Read more on our extensive analysis of the fall of ISIS here. 

Analysis

Sergeant, 1st Class Ikaika Kang has admitted to providing classified and unclassified information to ISIL operatives during his deployment.  

He agreed when Assistant U.S. Attorney Ken Sorenson described other support he provided to undercover agents Kang believed were part of the Islamic State group, also known as ISIS. Kang provided voluminous, digital documents that included sensitive information including a U.S. military weapons file and various military manuals.

Trained as an air traffic controller, Kang also provided documents including call signs, mission procedures and radio frequencies, all of which would have been helpful to ISIS.
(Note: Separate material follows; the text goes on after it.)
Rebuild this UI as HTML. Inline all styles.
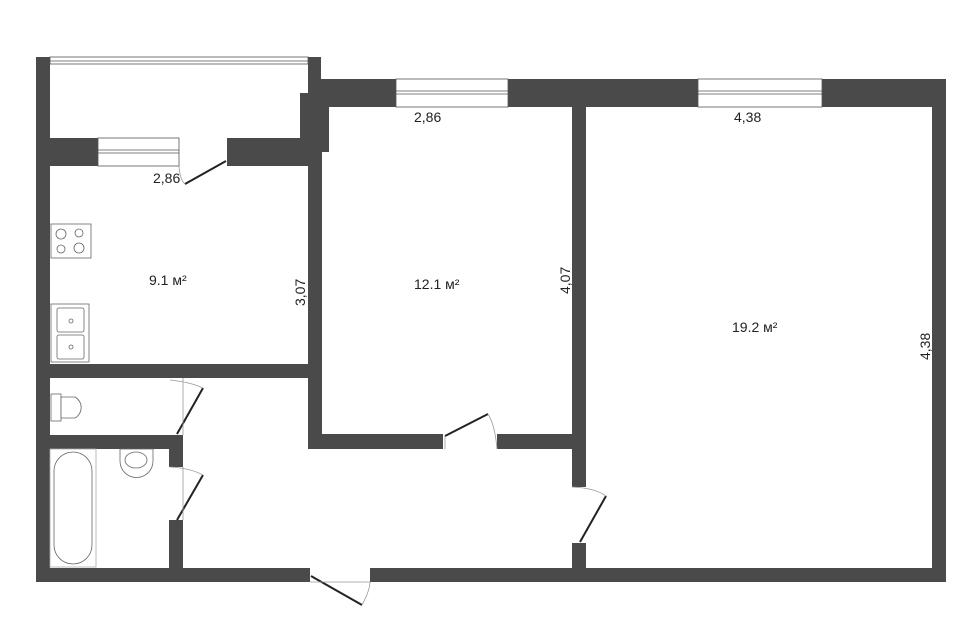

At one of the meetings with Federal agents, Kang was believed to be a part of the Islamic State, he swore allegiance to the group in Arabic and English and kissed an Islamic State flag.

Kang was obsessed with videos depicting terrorism beheadings, suicide bombings and other violence, and he watched them in his bedroom for hours daily, a confidential informant told agents. The agents put a tracking device on the soldier’s car during an investigation that led to the indictment.

Kang told the informant that if he became an Islamic State member, he would be a suicide bomber and attack Schofield Barracks, a sprawling Army base outside Honolulu, according to an affidavit filed in the case.

The U.S. government first asked a judge to allow a tracking device to be placed on Kang’s car in October 2016 and applied for several extensions after orders granting it expired.

During the first week of September 2016, Kang told the informant “that if he were to do something like shoot up a large gathering, it would be out of his hatred for white people, the wicked and non-Muslims,” the affidavit said.

Kang began researching Islam in 2014, couldn’t wait to move to the Middle East to “join the cause” and was “only in the military for a pay-check,” the informant said, according to the affidavit.

Federal Agents considered him a threat to the US homeland as they feared he may carry out an attack soon. Brigade personnel feared the large gathering “represented a target of opportunity for Kang should he want to harm members of the unit.”

Kang has been held without bail since his July 2017 arrest.

Assessment

Our assessment is that the court will not show him any leniency during his sentencing hearing. His actions may have resulted in tangible and intangible damage to the United States and its troops in Iraq. We feel that the Magistrate court in Honolulu will look to impose charges of conspiring to commit treason against the United States, a federal crime.